Enfin, il faut mentionner la séance qui vaut tous les voyages. Avec le film qui répond à tous les critères énumérés par l'affiche du festival : « inventif, innovant, ambitieux, singulier, inspiré... ». Tel est en effet Finisterrae du catalan Sergio Caballero (lauréat d'un Tigre à Rotterdam). Une fantaisie qui laisse plus que sceptique ou enchante littéralement. Nous avons été enchantés. Dans un périple mystérieux, dicté par un oracle (un cercle de feu, dénommé « Oracle de Garrel », comme le Philippe Garrel du tout aussi symbolique Cicatrice intérieure), deux fantômes partent pour un long périple. Ils croisent une hippie, des animaux, des arbres pourvus d'oreilles... Les brouillards cachent des châteaux et les longues soirées nocturnes des deux compères tournent à la conversation presque potache. Il a été écrit qu'il y avait du Monty Python dans cette drôle d'aventure. Euh... N'exagérons rien. Non ? Mais il y a bien un esprit de dérision et de bricolage qui touche parfois à une poésie naïve proche du merveilleux. Les deux fantômes sont ainsi, tout simplement, deux draps blancs avec des trous pour les yeux. C'est aussi bête que ça. Mais ces fantômes qui semblent sortis du grenier de l'enfance n'en dévoilent que mieux leur sensibilité et leur distance ironique sur la vie. Parler de ses problèmes à un psy ? Pourquoi pas plutôt faire du sport et manger sain, conseille l'un à l'autre.

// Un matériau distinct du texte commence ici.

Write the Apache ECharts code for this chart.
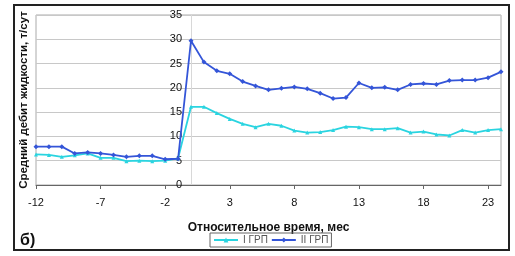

La traversée se fait ainsi à travers les mots et les sons (une forêts de paroles succède à d'autres paysages de silences, mais aussi des plages de musique, comme autant de moyens de locomotion) tout autant qu'avec images (au creux d'un arbre, comme au trou d'une serrure, on aperçoit ainsi des images underground du passé; les êtres et les animaux prennent des formes différentes -selon le degré de croyance du spectateur ?
Imaginé par un cinéaste qui est, jusqu'à présent, principalement l'initiateur d'un festival de musique (Sonar), Finisterrae séduit aussi par l'esprit « rock » qui l'a fait naître : cette envie de bousculer, d'être contre et de tourner le dos aux nécessités. Ici, le film n'existe que dans un désir qui ne doit rien au marché et tout à son auteur. Un film pour lui, pour son festival, pour entendre en images un son différent.
Et c'est d'ailleurs un très étrange rock que ce film un peu folk, un peu chant scout dissout dans un alcool punk. Des chevaux comme dans un théâtre de marionnettes pour des fantômes qui ne sont peut-être que les enfants qui n'ont pas su disparaître en nous. Et voilà que l'on voit des rennes qui parlent sous la neige. Merveilleux trip. Comment, après cela, ne pas avoir un final magique. Il l'est.